‘Free-Riding’ Stock Trader Sentenced for Fraud

A Florida man who used an institutional technique to get a ‘’free ride’’ on trades has been sentenced to up to three years in prison in a court in New York, a day after getting a 33-year federal sentence.

Scott Kupersmith took part in a scheme known as “free-riding,” in which an individual trader buys or sells securities in a brokerage account without having the money or shares to pay for them, according to Manhattan District Attorney Cyrus Vance Jr. The Securities and Exchange Commission requires securities purchasers to have the assets, or at least the buying power, to complete purchases when orders are placed.

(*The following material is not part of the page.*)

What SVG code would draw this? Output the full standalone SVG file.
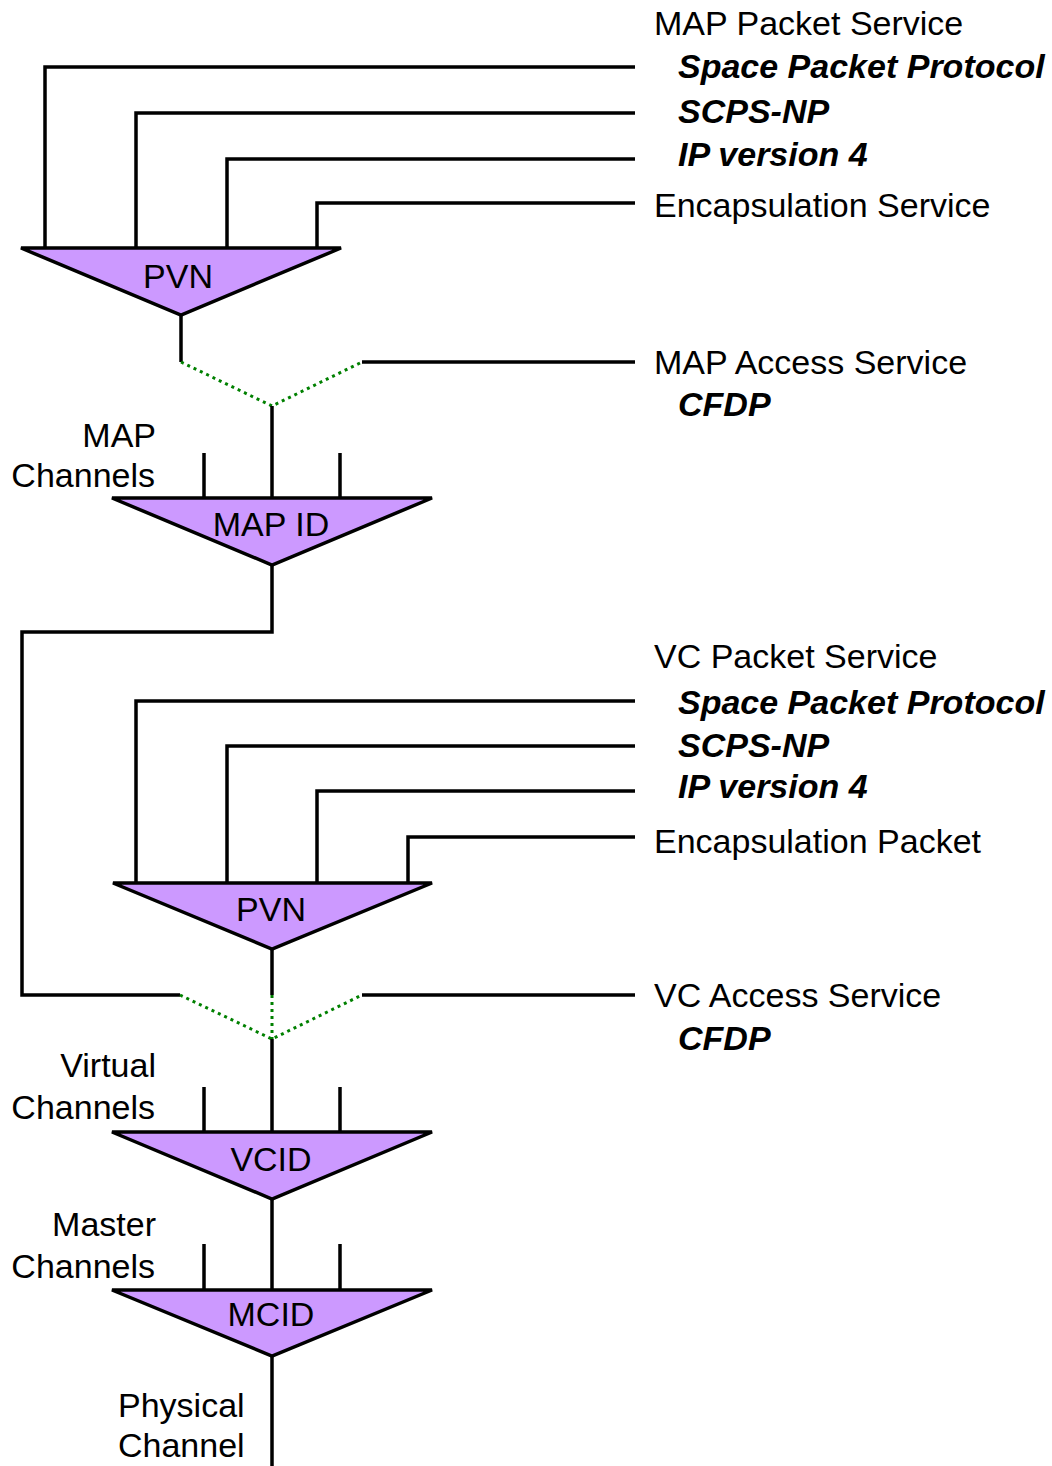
<svg xmlns="http://www.w3.org/2000/svg" width="1052" height="1466" viewBox="0 0 1052 1466">
<style>
.w{fill:#fff}
.ln{fill:none;stroke:#000;stroke-width:3.5;stroke-linejoin:miter}
.dot{fill:none;stroke:#008000;stroke-width:3;stroke-dasharray:3 4}
.tri{fill:#CC99FF;stroke:#000;stroke-width:3.5;stroke-linejoin:miter}
text{font-family:"Liberation Sans",Arial,sans-serif;font-size:34px;fill:#000}
.bi{font-weight:bold;font-style:italic}
.c{text-anchor:middle}
.r{text-anchor:end}
</style>
<rect class="w" x="0" y="0" width="1052" height="1466"/>
<g id="connectors">
<path class="ln" d="M45,248 V67 H635"/>
<path class="ln" d="M136,248 V113 H635"/>
<path class="ln" d="M227,248 V159 H635"/>
<path class="ln" d="M317,248 V203 H635"/>
<path class="ln" d="M181,315 V362"/>
<path class="dot" d="M181,362 L272,406 L362,362"/>
<path class="ln" d="M362,362 H635"/>
<path class="ln" d="M272,406 V498"/>
<path class="ln" d="M204,453 V498 M340,453 V498"/>
<path class="ln" d="M272,565 V632 H22 V995 H180"/>
<path class="ln" d="M136,883 V701 H635"/>
<path class="ln" d="M227,883 V746 H635"/>
<path class="ln" d="M317,883 V791 H635"/>
<path class="ln" d="M408,883 V837 H635"/>
<path class="ln" d="M272,949 V995"/>
<path class="dot" d="M180,995 L272,1039 L362,995 M272,995 V1039"/>
<path class="ln" d="M362,995 H635"/>
<path class="ln" d="M272,1039 V1132"/>
<path class="ln" d="M204,1087 V1132 M340,1087 V1132"/>
<path class="ln" d="M272,1199 V1290"/>
<path class="ln" d="M204,1244 V1290 M340,1244 V1290"/>
<path class="ln" d="M272,1356 V1466"/>
</g>
<g id="pvn-map">
<polygon class="tri" points="21,248 341,248 181,315"/>
<text class="c" x="178" y="288">PVN</text>
</g>
<g id="map-id">
<polygon class="tri" points="112,498 432,498 272,565"/>
<text class="c" x="271" y="536">MAP ID</text>
</g>
<g id="pvn-vc">
<polygon class="tri" points="113,883 432,883 272,949"/>
<text class="c" x="271" y="921">PVN</text>
</g>
<g id="vcid">
<polygon class="tri" points="112,1132 432,1132 272,1199"/>
<text class="c" x="271" y="1171">VCID</text>
</g>
<g id="mcid">
<polygon class="tri" points="112,1290 432,1290 272,1356"/>
<text class="c" x="271" y="1326">MCID</text>
</g>
<g id="labels">
<text x="654" y="35">MAP Packet Service</text>
<text class="bi" x="678" y="78">Space Packet Protocol</text>
<text class="bi" x="678" y="123">SCPS-NP</text>
<text class="bi" x="678" y="166">IP version 4</text>
<text x="654" y="217">Encapsulation Service</text>
<text x="654" y="374">MAP Access Service</text>
<text class="bi" x="678" y="416">CFDP</text>
<text class="r" x="156" y="447">MAP</text>
<text class="r" x="155" y="487">Channels</text>
<text x="654" y="668">VC Packet Service</text>
<text class="bi" x="678" y="714">Space Packet Protocol</text>
<text class="bi" x="678" y="757">SCPS-NP</text>
<text class="bi" x="678" y="798">IP version 4</text>
<text x="654" y="853">Encapsulation Packet</text>
<text x="654" y="1007">VC Access Service</text>
<text class="bi" x="678" y="1050">CFDP</text>
<text class="r" x="156" y="1077">Virtual</text>
<text class="r" x="155" y="1119">Channels</text>
<text class="r" x="156" y="1236">Master</text>
<text class="r" x="155" y="1278">Channels</text>
<text x="118" y="1417">Physical</text>
<text x="118" y="1457">Channel</text>
</g>
</svg>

He and associates opened more than three dozen brokerage accounts from 2008 to 2010, using mail drops and “virtual offices” in the New York area as the addresses of a variety of shell companies, according to Vance.

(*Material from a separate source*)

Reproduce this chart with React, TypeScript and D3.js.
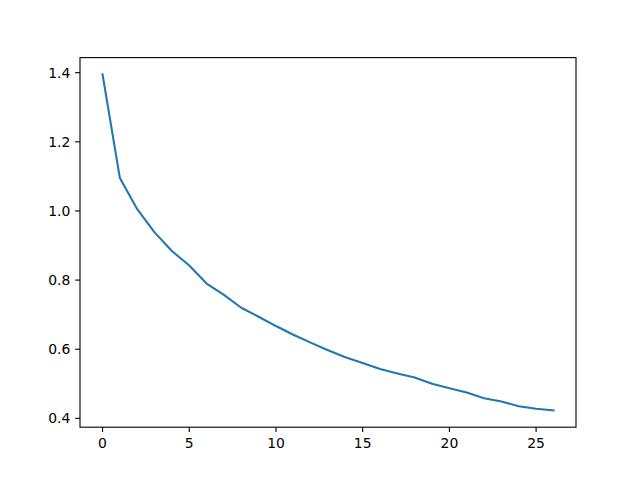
import React from "react";
import * as d3 from "d3";

const epochs: number[] = Array.from({ length: 27 }, (_, i) => i);
const loss: number[] = [
  1.395, 1.095, 1.005, 0.938, 0.884, 0.842, 0.790, 0.757, 0.720, 0.694,
  0.667, 0.642, 0.619, 0.597, 0.577, 0.560, 0.543, 0.530, 0.518, 0.500,
  0.487, 0.475, 0.458, 0.449, 0.435, 0.428, 0.423,
];
const xTicks: number[] = [0, 5, 10, 15, 20, 25];
const yTicks: number[] = [0.4, 0.6, 0.8, 1.0, 1.2, 1.4];

const W = 640, H = 480;
const L = 80, R = 576, T = 57.6, B = 427.2;

export default function App() {
  const xmin = d3.min(epochs)!, xmax = d3.max(epochs)!;
  const ymin = d3.min(loss)!, ymax = d3.max(loss)!;
  const xm = (xmax - xmin) * 0.05, ym = (ymax - ymin) * 0.05;
  const x = d3.scaleLinear().domain([xmin - xm, xmax + xm]).range([L, R]);
  const y = d3.scaleLinear().domain([ymin - ym, ymax + ym]).range([B, T]);
  const line = d3.line<number>().x((_, i) => x(epochs[i])).y((d) => y(d));
  const font = "DejaVu Sans, sans-serif";
  return (
    <svg width={W} height={H} style={{ position: "absolute", left: 0, top: 0 }}>
      <rect x={0} y={0} width={W} height={H} fill="#fff" />
      <path d={line(loss)!} fill="none" stroke="#1f77b4" strokeWidth={2.08} strokeLinecap="square" strokeLinejoin="round" />
      <rect x={L} y={T} width={R - L} height={B - T} fill="none" stroke="#000" strokeWidth={1.11} />
      {xTicks.map((t) => (
        <g key={"x" + t}>
          <line x1={x(t)} x2={x(t)} y1={B} y2={B + 4.86} stroke="#000" strokeWidth={1.11} />
          <text x={x(t)} y={B + 4.86 + 4.86} dy="0.8em" textAnchor="middle" fontFamily={font} fontSize={13.9} fill="#000">
            {t}
          </text>
        </g>
      ))}
      {yTicks.map((t) => (
        <g key={"y" + t}>
          <line x1={L - 4.86} x2={L} y1={y(t)} y2={y(t)} stroke="#000" strokeWidth={1.11} />
          <text x={L - 9.72} y={y(t)} dy="0.35em" textAnchor="end" fontFamily={font} fontSize={13.9} fill="#000">
            {t.toFixed(1)}
          </text>
        </g>
      ))}
    </svg>
  );
}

Kupersmith asked that each account be opened as a “delivery-versus-payment,” or DVP, account, which allows clients to buy or sell securities with one firm and settle them with cash or securities from an account at another firm, according to the complaint.

Institutional Customers

Brokerage firms “generally” only allow institutional customers or individuals with high net worth to open DVP accounts.

Kupersmith “falsely represented” to the firms that he had a personal net worth of about $5 million and ran a hedge fund with a liquid net worth of about $10 million to $20 million, according to the complaint.

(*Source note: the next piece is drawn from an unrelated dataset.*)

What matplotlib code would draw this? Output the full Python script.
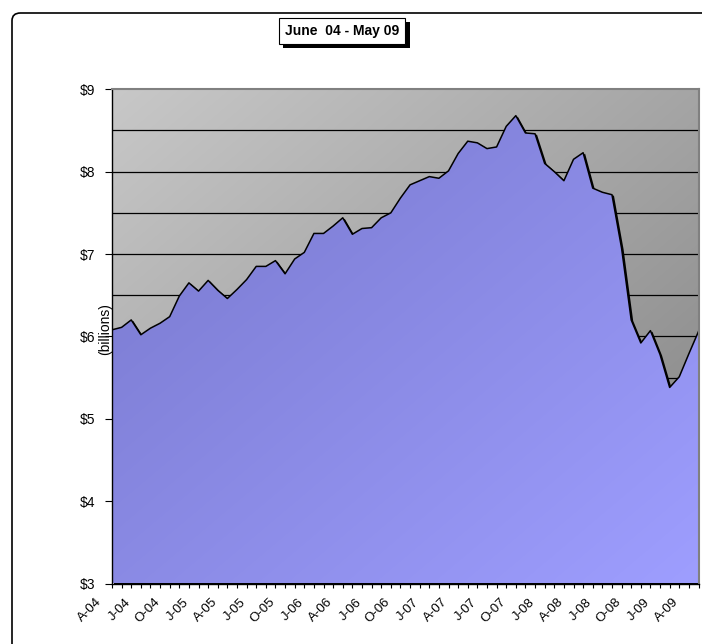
import numpy as np
import matplotlib
matplotlib.use('Agg')
import matplotlib.pyplot as plt
import matplotlib.transforms as mtransforms
import matplotlib.patheffects as pe
from matplotlib.patches import FancyBboxPatch, Polygon

# monthly values in $ billions, Apr-04 .. May-09
values = [6.08, 6.11, 6.20, 6.02, 6.10, 6.16, 6.24, 6.49, 6.65, 6.55,
          6.68, 6.56, 6.46, 6.57, 6.69, 6.85, 6.85, 6.92, 6.76, 6.94,
          7.02, 7.25, 7.25, 7.34, 7.44, 7.24, 7.31, 7.32, 7.44, 7.50,
          7.68, 7.84, 7.89, 7.94, 7.92, 8.01, 8.22, 8.37, 8.35, 8.28,
          8.30, 8.55, 8.68, 8.47, 8.46, 8.10, 8.00, 7.89, 8.15, 8.23,
          7.80, 7.75, 7.72, 7.07, 6.20, 5.92, 6.07, 5.78, 5.38, 5.51,
          5.79, 6.06]
tick_labels = ['A-04', 'J-04', 'O-04', 'J-05', 'A-05', 'J-05', 'O-05',
               'J-06', 'A-06', 'J-06', 'O-06', 'J-07', 'A-07', 'J-07',
               'O-07', 'J-08', 'A-08', 'J-08', 'O-08', 'J-09', 'A-09']
y_ticks = [3, 4, 5, 6, 7, 8, 9]
title = 'June  04 - May 09'

plt.rcParams['font.family'] = ['Liberation Sans', 'DejaVu Sans']

W, H = 702, 644
fig = plt.figure(figsize=(W / 100, H / 100), dpi=100)
fig.patch.set_facecolor('white')

x0, x1 = 112, 698.5
ytop, ybot = 89.3, 583.5
ax = fig.add_axes([x0 / W, 1 - ybot / H, (x1 - x0) / W, (ybot - ytop) / H])

x = np.arange(len(values))
y = np.array(values)
ax.set_xlim(0, len(values) - 1)
ax.set_ylim(3, 9)


def diag_gradient(c0, c1, n=256):
    gx, gy = np.meshgrid(np.linspace(0, 1, n), np.linspace(0, 1, n))
    t = (gx + gy) / 2  # top-left -> bottom-right (origin upper)
    c0 = np.array(c0) / 255.0
    c1 = np.array(c1) / 255.0
    return c0 + (c1 - c0) * t[..., None]


# plot-area background
ax.imshow(diag_gradient((200, 200, 200), (130, 130, 130)), extent=[0, 1, 0, 1],
          transform=ax.transAxes, aspect='auto', zorder=0, interpolation='bilinear')

# gridlines every 0.5
for g in np.arange(3.5, 9.0, 0.5):
    ax.axhline(g, color='black', lw=0.9, zorder=1)

# area polygon with a small drop shadow
verts = [(0, 3)] + list(zip(x, y)) + [(x[-1], 3)]
shadow_tr = ax.transData + mtransforms.ScaledTranslation(2 / 100, -1 / 100, fig.dpi_scale_trans)
shadow = Polygon(verts, closed=True, facecolor='black', edgecolor='none',
                 transform=shadow_tr, zorder=2)
ax.add_patch(shadow)

clip = Polygon(verts, closed=True, facecolor='none', edgecolor='none', transform=ax.transData)
ax.add_patch(clip)
im = ax.imshow(diag_gradient((118, 118, 202), (158, 158, 255)), extent=[0, 1, 0, 1],
               transform=ax.transAxes, aspect='auto', zorder=3, interpolation='bilinear')
im.set_clip_path(clip)

ax.plot(x, y, color='black', lw=1.1, zorder=4)
ax.plot([x[-1], x[-1]], [y[-1], 3], color='black', lw=2.0, zorder=4)

# spines
for s in ['top', 'right']:
    ax.spines[s].set_color('#808080')
    ax.spines[s].set_linewidth(1.5)
    ax.spines[s].set_zorder(5)
for s in ['left', 'bottom']:
    ax.spines[s].set_color('black')
    ax.spines[s].set_linewidth(1.0)
    ax.spines[s].set_zorder(5)

ax.set_yticks(y_ticks)
ax.set_yticklabels(['$%d' % v for v in y_ticks], fontsize=10)
ax.tick_params(axis='y', direction='out', length=5, width=0.8, pad=7)

ax.set_xticks(np.arange(0, len(values), 3))
ax.set_xticklabels(tick_labels, fontsize=9.5, rotation=45, ha='right',
                   va='center', rotation_mode='anchor')
ax.set_xticks(x, minor=True)
ax.tick_params(axis='x', which='both', direction='out', length=3, width=0.8, pad=9)
offset = mtransforms.ScaledTranslation(-12 / 100, 0, fig.dpi_scale_trans)
for lab in ax.get_xticklabels():
    lab.set_transform(lab.get_transform() + offset)

fig.text(105 / W, 1 - 329 / H, '(billions)', rotation=90, fontsize=10,
         ha='center', va='center')

# chart-area border
fig.add_artist(FancyBboxPatch((12 / W, -0.05), 1.0, 1 - 13 / H + 0.05,
                              boxstyle='round,pad=0,rounding_size=0.012',
                              transform=fig.transFigure, facecolor='none',
                              edgecolor='black', lw=1.2, zorder=0))

# title box with shadow
t = fig.text(342 / W, 1 - 31 / H, title, fontsize=10, fontweight='bold',
             ha='center', va='center',
             bbox=dict(boxstyle='square,pad=0.45', facecolor='white', edgecolor='black', lw=0.8))
t.get_bbox_patch().set_path_effects([
    pe.SimplePatchShadow(offset=(3, -3), shadow_rgbFace='black', alpha=1.0),
    pe.Normal()])

fig.savefig('out.png', dpi=100)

He bought about $64 million worth of securities, and made more than $1.2 million through the illegal trades, according to Vance’s office. The broker-dealers, which include Morgan Keegan & Co., William Blair & Co. and JPMorgan Securities LLC, lost more than $830,000, Vance said.

The sentence was handed down by New York State Supreme Court Justice Maxwell Wiley. Kupersmith pleaded guilty to grand larceny and fraud before him in May. Kupersmith, formerly of Alpine, New Jersey, was arrested in Florida in October 2011 after a joint investigation by the U.S. attorney’s office in New Jersey and the SEC, according to Vance.

His mother and one of his sisters were in court. He wore a yellow jumpsuit.

Kupersmith on Monday was sentenced to federal prison for the scheme as well, New Jersey U.S. Attorney Paul J. Fishman announced. Kupersmith had previously pleaded guilty before U.S. Magistrate Judge Patty Shwartz in Newark on federal charges.

Kupersmith, wearing a yellow prison jumpsuit, was ordered today to pay restitution in the state case of $650,000. His mother and one of his sisters were in court for his sentencing. His state and federal sentences will be served concurrently.

He was ordered to pay $1.8 million in restitution in the U.S. case.

‘Buyer’s Puff’

Kupersmith’s lawyer, Leonard Levenson, said outside court that his client admitted crossing “the line between ’buyer’s puff’ and fraud” when he gave “specific false statements” to investors. He’s been in prison in Essex County jail in New Jersey for 17 months and probably won’t serve a total of more than two years, Levenson said.

Free-riders typically cover their purchases by buying shares of the same security on the same day through another firm, and attempt to profit from short-term price changes without putting personal assets at risk, Vance’s office said.

Kupersmith, 47, used borrowed or assumed identities to create shell companies and then used those companies to open accounts at offshore banks cleared through a “reputable U.S. financial institution,” according to the prosecutor. Kupersmith misappropriated the personal information of a family member and friend and used it to open trading accounts, according to a complaint filed by federal prosecutors in Newark, New Jersey.

Kupersmith traded securities including shares of Baidu Inc., the owner of China’s dominant search engine, and CME Group Inc., the parent company of the New York Mercantile Exchange, according to federal prosecutors.

Kupersmith also solicited investors for a hedge fund he claimed to control, telling them it had an annual return of about 30 percent and that he had personally made more than $1 million in the past year, prosecutors said.

He told investors their principal was guaranteed, and told at least one potential investor that he would get a return of about 43 percent every three months.

Kupersmith raised about $500,000 for the non-existent hedge fund, which he used to pay for flights, limos, luxury hotel rooms and visits to adult entertainment clubs, as well as to fund the investment scheme and pay other investors, prosecutors said.